The multifaceted role of privacy for public trust in genomic data sharing

Professor Margaret Otlowski1

1University Of Tasmania, Hobart, Australia

Public trust is widely recognised as a key consideration in shaping public attitudes to genomic data sharing (GDS). This ARC-funded study investigates factors affecting trust in GDS using an empirically validated set of scenarios reflecting current GDS practices in Australia (McWhirter et al, (2020) 15 JERHRE 355).

An open-ended survey of a representative sample of the Australian public (n=243) was undertaken to obtain qualitative responses to each scenario. Respondents were each allocated one scenario and asked five questions capturing views on: whether they would share their genomic data; what sharing would depend on; benefits and risks of sharing; risks they were willing to accept; and what could increase their comfort with sharing. A thematic analysis was used to examine responses, coded and validated by two blinded coders.

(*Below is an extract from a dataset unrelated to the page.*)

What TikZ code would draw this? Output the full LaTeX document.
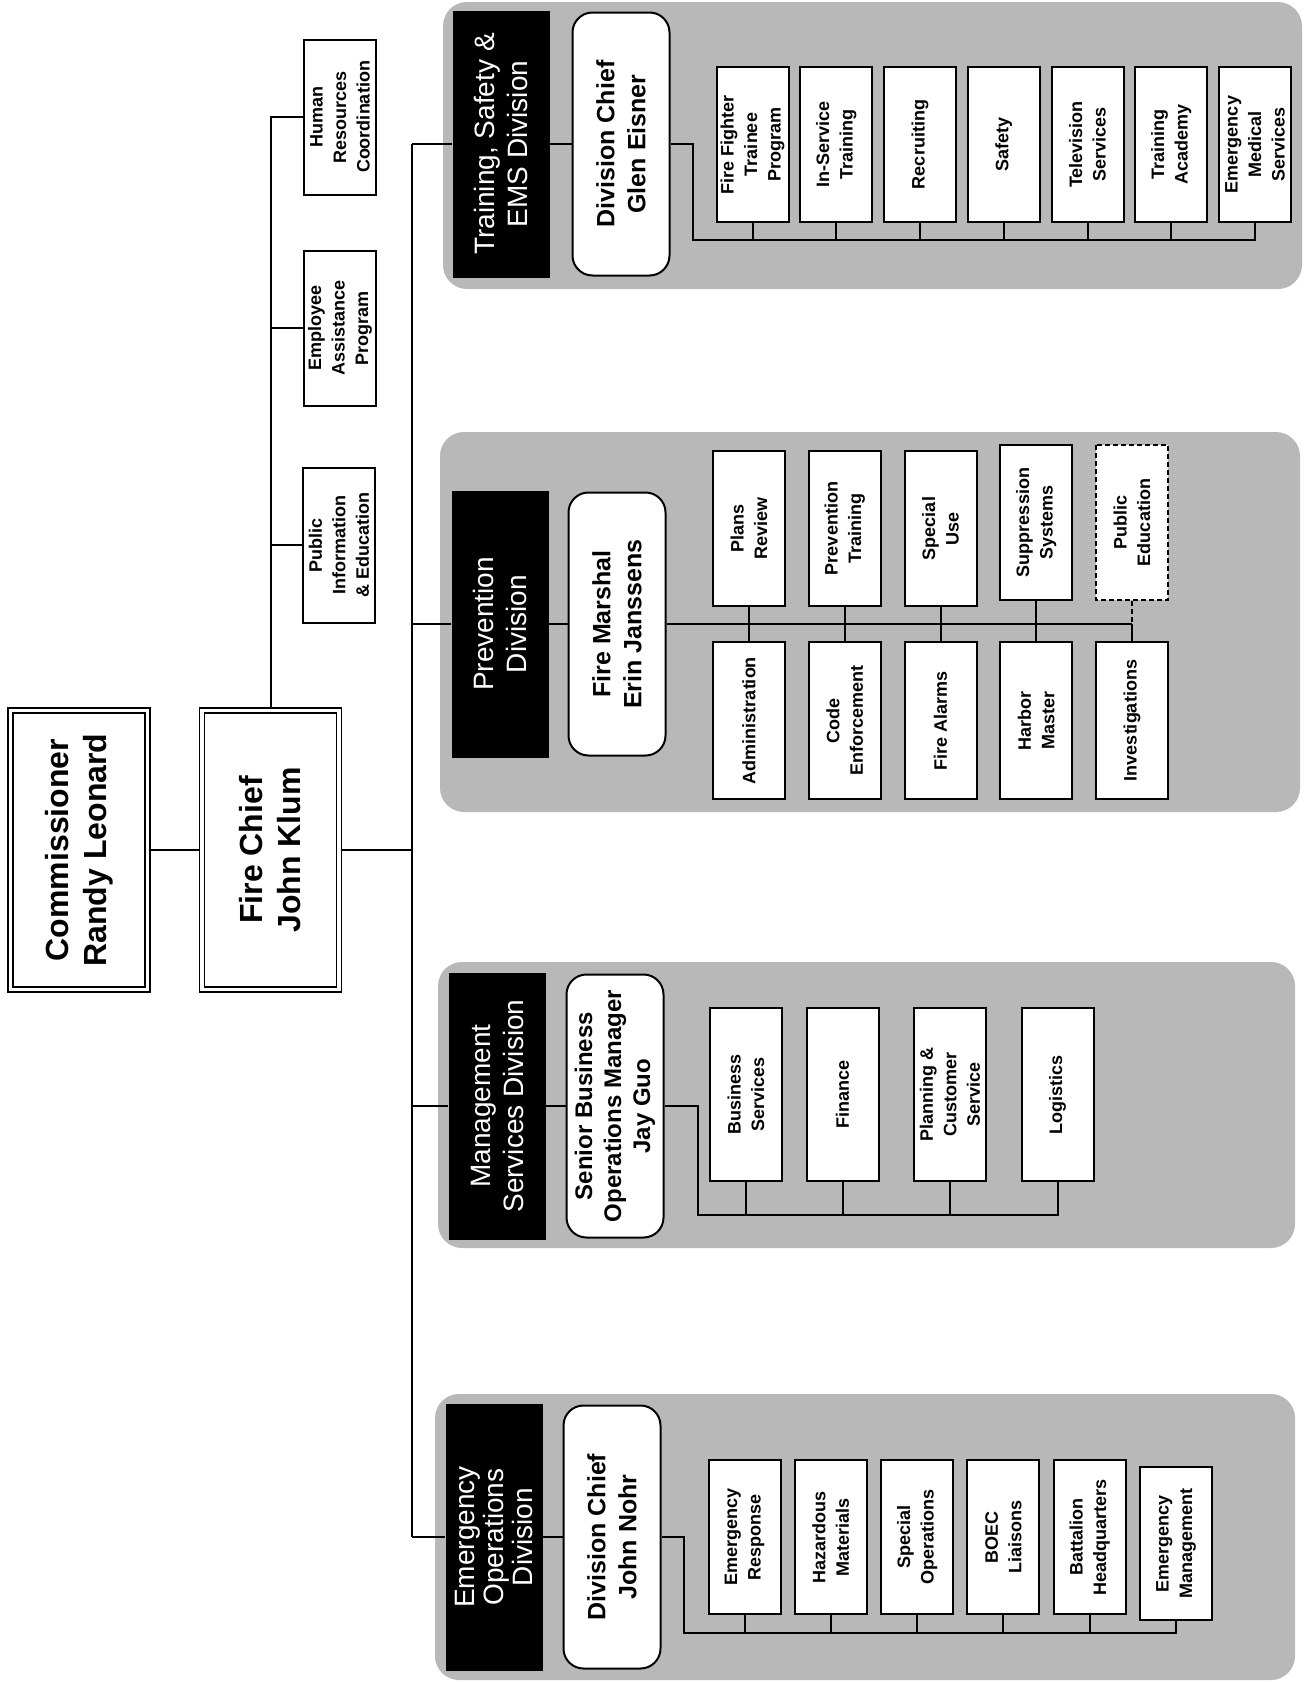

This dataset offers valuable insight into the factors that influence trust in GDS, and their interaction, across scenarios highlighting the importance of context. This presentation is one of a series examining a range of specific factors identified as having greatest influence on trust. The particular focus here is on the role privacy plays in positively influencing participants willingness to share and/or as a perceived risk and reason not to share. The research presented here shows that notwithstanding variations across the scenarios, bringing diverse factors into play, privacy was a consistent consideration, reinforcing the pivotal role it plays in effective GDS practice and governance. Participant responses also shed light on varying perspectives on the nature of genomic information and whether it is identifying information.


Biography:

Margaret Otlowski is Professor of Law at the University of Tasmania.  Her research expertise is in health law with a particular focus on law and genetics and issues of regulation, privacy, consent, discrimination and data sharing. Margaret has  served as member of the NHMRC’s Human Genetics Advisory Committee and AHEC.